After thought #5
November 3, 2009

How do you define yourself?

I think this has to be one of the most powerful questions we could ask ourselves to find out where you are “standing” in the moment.  How you defined yourself when you were ten years old is very different than how you may define yourself in this present moment now; likewise, it will likely be very different ten years from now.  In each and every moment we can in fact, vacillate dramatically, in who we imagine we are, by the way in which we define ourselves in that moment.

The “problem” with humanity is that we are constantly trying to define ourselves.  We are conditioned from birth to define ourselves and we spend our lives in the constant pursuit of more and more refined definitions that are shaped by the choices, decisions, beliefs and experiences that occur. 

Consciously and unconsciously we are taught and told who we are by others: our society, our peers, our culture or another’s, religion and even politics can mold the paradigm in which you see, experience and express the concept of self, or “I”. 

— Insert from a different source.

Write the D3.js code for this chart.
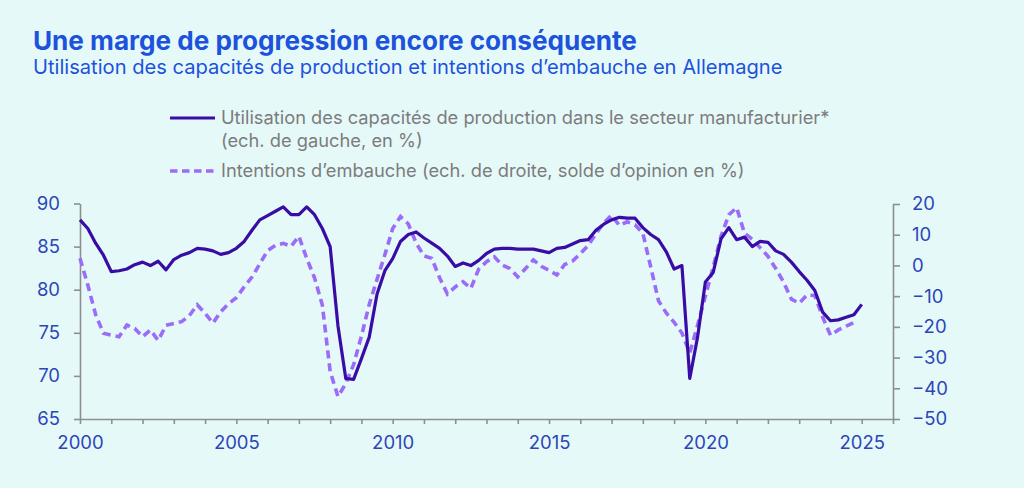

As if that wasn’t enough, some of the most dangerous definitions of self, were, and are, self engendered.  We observe, we absorb, and we masturbate those ideas, thoughts, notions, perceptions, associations, feelings and memories, like some sick variation of a Pavlovian experiment.  In our innocent naïveté, we actually believe we truly know and understand who we are in the sense of how we see our self, the world, and how others see us.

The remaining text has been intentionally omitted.